— START —
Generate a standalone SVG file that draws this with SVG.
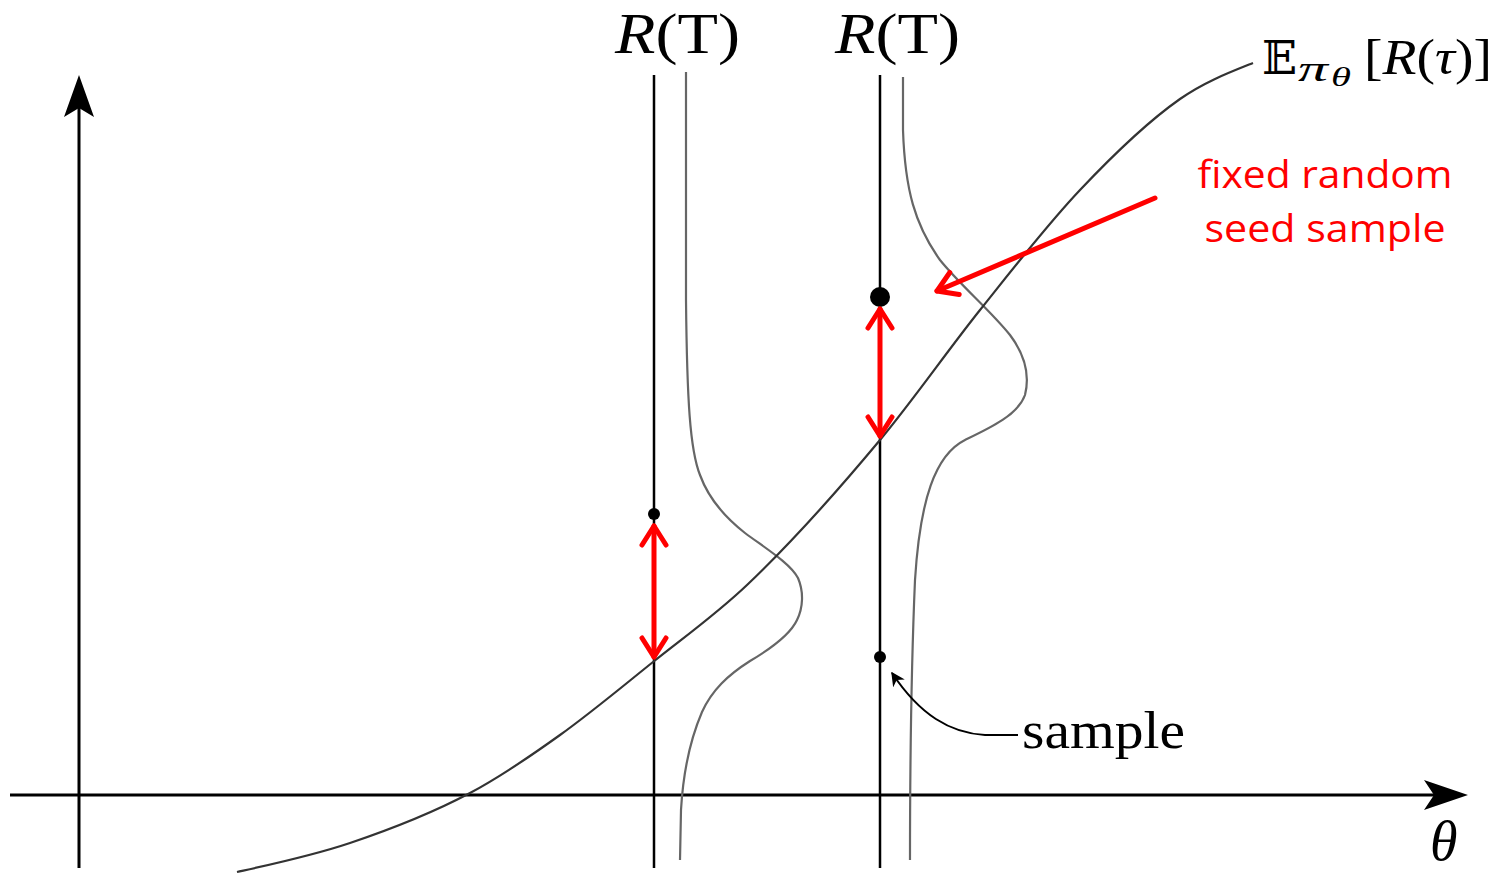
<svg xmlns="http://www.w3.org/2000/svg" width="1497" height="875" viewBox="0 0 1497 875">
<style>
.axis{stroke:#000;stroke-width:3;fill:none}
.vline{stroke:#000;stroke-width:2.5;fill:none}
.curve{stroke:#333;stroke-width:2.2;fill:none}
.dens{stroke:#666;stroke-width:2.2;fill:none}
.red{stroke:#ff0000;stroke-width:5;fill:none;stroke-linecap:round}
.math{font-family:"Liberation Serif","DejaVu Serif",serif;fill:#000}
.redtxt{font-family:"Open Sans","Liberation Sans",sans-serif;fill:#ff0000;font-size:38px}
</style>
<defs>
<marker id="chev" viewBox="0 0 30 30" refX="25" refY="15" markerWidth="30" markerHeight="30" markerUnits="userSpaceOnUse" orient="auto-start-reverse">
<path d="M6,3 L25,15 L6,27" fill="none" stroke="#ff0000" stroke-width="5" stroke-linecap="round" stroke-linejoin="round"/>
</marker>
<marker id="small" viewBox="0 0 10 10" refX="9" refY="5" markerWidth="14" markerHeight="14" markerUnits="userSpaceOnUse" orient="auto">
<path d="M0,0 L10,5 L0,10 L3,5 Z" fill="#000"/>
</marker>
</defs>
<g id="axes">
<line class="axis" x1="10" y1="795" x2="1440" y2="795"/>
<path d="M1468,795 L1424,780 L1434,795 L1424,810 Z" fill="#000"/>
<line class="axis" x1="79" y1="868" x2="79" y2="105"/>
<path d="M79,75 L64,117 L79,108 L94,117 Z" fill="#000"/>
<text class="math" x="1430" y="860" font-size="56" font-style="italic">θ</text>
</g>
<g id="line1">
<line class="vline" x1="654" y1="75" x2="654" y2="868"/>
<text class="math" x="615" y="53" font-size="58" textLength="125" lengthAdjust="spacingAndGlyphs"><tspan font-style="italic">R</tspan>(T)</text>
<path class="dens" d="M686,72 L686,300 C687,400 690,450 700,475 C708,497 722,515 745,533 C765,548 790,563 798,578 C804,592 803,608 797,620 C790,635 772,648 750,661 C728,675 712,690 702,712 C690,740 683,775 681,810 L680,860"/>
<circle cx="654" cy="514" r="6" fill="#000"/>
</g>
<g id="line2">
<line class="vline" x1="880" y1="75" x2="880" y2="868"/>
<text class="math" x="835" y="53" font-size="58" textLength="125" lengthAdjust="spacingAndGlyphs"><tspan font-style="italic">R</tspan>(T)</text>
<path class="dens" d="M903,77 L903,130 C905,190 915,225 940,260 C960,285 990,310 1010,335 C1025,355 1030,375 1025,395 C1018,415 990,428 965,440 C935,455 920,500 915,580 C912,650 910,760 910,860"/>
<circle cx="880" cy="297" r="10" fill="#000"/>
<circle cx="880" cy="657" r="6" fill="#000"/>
</g>
<g id="expectation">
<path class="curve" d="M237,872 C274.7,863.7 312.3,855.7 350,843 C390,829.5 430,814.2 470,793 C500,777.1 530,756.5 560,735 C591,712.8 622,686.8 653,662 C684.3,636.9 715.7,614.8 747,585 C791.3,542.9 835.7,493.2 880,440 C913.3,400 946.7,351.7 980,310 C1013.3,268.3 1046.7,225.2 1080,190 C1113.3,154.8 1146.7,122.3 1180,99 C1204.3,82 1228.7,72.7 1253,63"/>
<text class="math" x="1262" y="74" font-size="46" font-family="DejaVu Serif,serif">𝔼</text>
<text class="math" x="1298" y="81" font-size="36" font-style="italic" textLength="30" lengthAdjust="spacingAndGlyphs">π</text>
<text class="math" x="1331" y="86" font-size="28" font-style="italic" textLength="20" lengthAdjust="spacingAndGlyphs">θ</text>
<text class="math" x="1364" y="74" font-size="50" textLength="128" lengthAdjust="spacingAndGlyphs">[<tspan font-style="italic">R</tspan>(<tspan font-style="italic">τ</tspan>)]</text>
</g>
<g id="sample-label">
<path d="M1018,735 L985,735 C950,733 920,715 892,673" fill="none" stroke="#000" stroke-width="2" marker-end="url(#small)"/>
<text class="math" x="1022" y="748" font-size="52" textLength="163" lengthAdjust="spacingAndGlyphs">sample</text>
</g>
<g id="seed-label">
<text class="redtxt" x="1325" y="188" text-anchor="middle" textLength="255" lengthAdjust="spacingAndGlyphs">fixed random</text>
<text class="redtxt" x="1325" y="242" text-anchor="middle" textLength="241" lengthAdjust="spacingAndGlyphs">seed sample</text>
</g>
<g id="connectors">
<line class="red" x1="654" y1="526" x2="654" y2="657" marker-start="url(#chev)" marker-end="url(#chev)"/>
<line class="red" x1="880" y1="309" x2="880" y2="436" marker-start="url(#chev)" marker-end="url(#chev)"/>
<line class="red" x1="1155" y1="198" x2="937" y2="291" marker-end="url(#chev)"/>
</g>
</svg>
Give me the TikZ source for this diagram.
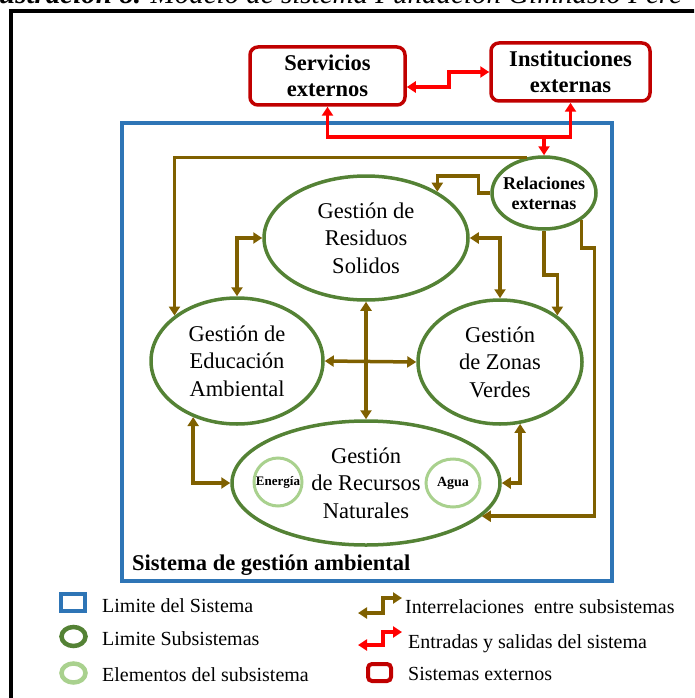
— END —
| Task |
Quote the preceding listing precisely and completely, omitting its images.

| Solution to the problem |
Generate a standalone SVG file that draws this with SVG.
<svg xmlns="http://www.w3.org/2000/svg" width="1497" height="875" viewBox="0 0 1497 875">
<style>
.axis{stroke:#000;stroke-width:3;fill:none}
.vline{stroke:#000;stroke-width:2.5;fill:none}
.curve{stroke:#333;stroke-width:2.2;fill:none}
.dens{stroke:#666;stroke-width:2.2;fill:none}
.red{stroke:#ff0000;stroke-width:5;fill:none;stroke-linecap:round}
.math{font-family:"Liberation Serif","DejaVu Serif",serif;fill:#000}
.redtxt{font-family:"Open Sans","Liberation Sans",sans-serif;fill:#ff0000;font-size:38px}
</style>
<defs>
<marker id="chev" viewBox="0 0 30 30" refX="25" refY="15" markerWidth="30" markerHeight="30" markerUnits="userSpaceOnUse" orient="auto-start-reverse">
<path d="M6,3 L25,15 L6,27" fill="none" stroke="#ff0000" stroke-width="5" stroke-linecap="round" stroke-linejoin="round"/>
</marker>
<marker id="small" viewBox="0 0 10 10" refX="9" refY="5" markerWidth="14" markerHeight="14" markerUnits="userSpaceOnUse" orient="auto">
<path d="M0,0 L10,5 L0,10 L3,5 Z" fill="#000"/>
</marker>
</defs>
<g id="axes">
<line class="axis" x1="10" y1="795" x2="1440" y2="795"/>
<path d="M1468,795 L1424,780 L1434,795 L1424,810 Z" fill="#000"/>
<line class="axis" x1="79" y1="868" x2="79" y2="105"/>
<path d="M79,75 L64,117 L79,108 L94,117 Z" fill="#000"/>
<text class="math" x="1430" y="860" font-size="56" font-style="italic">θ</text>
</g>
<g id="line1">
<line class="vline" x1="654" y1="75" x2="654" y2="868"/>
<text class="math" x="615" y="53" font-size="58" textLength="125" lengthAdjust="spacingAndGlyphs"><tspan font-style="italic">R</tspan>(T)</text>
<path class="dens" d="M686,72 L686,300 C687,400 690,450 700,475 C708,497 722,515 745,533 C765,548 790,563 798,578 C804,592 803,608 797,620 C790,635 772,648 750,661 C728,675 712,690 702,712 C690,740 683,775 681,810 L680,860"/>
<circle cx="654" cy="514" r="6" fill="#000"/>
</g>
<g id="line2">
<line class="vline" x1="880" y1="75" x2="880" y2="868"/>
<text class="math" x="835" y="53" font-size="58" textLength="125" lengthAdjust="spacingAndGlyphs"><tspan font-style="italic">R</tspan>(T)</text>
<path class="dens" d="M903,77 L903,130 C905,190 915,225 940,260 C960,285 990,310 1010,335 C1025,355 1030,375 1025,395 C1018,415 990,428 965,440 C935,455 920,500 915,580 C912,650 910,760 910,860"/>
<circle cx="880" cy="297" r="10" fill="#000"/>
<circle cx="880" cy="657" r="6" fill="#000"/>
</g>
<g id="expectation">
<path class="curve" d="M237,872 C274.7,863.7 312.3,855.7 350,843 C390,829.5 430,814.2 470,793 C500,777.1 530,756.5 560,735 C591,712.8 622,686.8 653,662 C684.3,636.9 715.7,614.8 747,585 C791.3,542.9 835.7,493.2 880,440 C913.3,400 946.7,351.7 980,310 C1013.3,268.3 1046.7,225.2 1080,190 C1113.3,154.8 1146.7,122.3 1180,99 C1204.3,82 1228.7,72.7 1253,63"/>
<text class="math" x="1262" y="74" font-size="46" font-family="DejaVu Serif,serif">𝔼</text>
<text class="math" x="1298" y="81" font-size="36" font-style="italic" textLength="30" lengthAdjust="spacingAndGlyphs">π</text>
<text class="math" x="1331" y="86" font-size="28" font-style="italic" textLength="20" lengthAdjust="spacingAndGlyphs">θ</text>
<text class="math" x="1364" y="74" font-size="50" textLength="128" lengthAdjust="spacingAndGlyphs">[<tspan font-style="italic">R</tspan>(<tspan font-style="italic">τ</tspan>)]</text>
</g>
<g id="sample-label">
<path d="M1018,735 L985,735 C950,733 920,715 892,673" fill="none" stroke="#000" stroke-width="2" marker-end="url(#small)"/>
<text class="math" x="1022" y="748" font-size="52" textLength="163" lengthAdjust="spacingAndGlyphs">sample</text>
</g>
<g id="seed-label">
<text class="redtxt" x="1325" y="188" text-anchor="middle" textLength="255" lengthAdjust="spacingAndGlyphs">fixed random</text>
<text class="redtxt" x="1325" y="242" text-anchor="middle" textLength="241" lengthAdjust="spacingAndGlyphs">seed sample</text>
</g>
<g id="connectors">
<line class="red" x1="654" y1="526" x2="654" y2="657" marker-start="url(#chev)" marker-end="url(#chev)"/>
<line class="red" x1="880" y1="309" x2="880" y2="436" marker-start="url(#chev)" marker-end="url(#chev)"/>
<line class="red" x1="1155" y1="198" x2="937" y2="291" marker-end="url(#chev)"/>
</g>
</svg>
Give me the TikZ source for this diagram.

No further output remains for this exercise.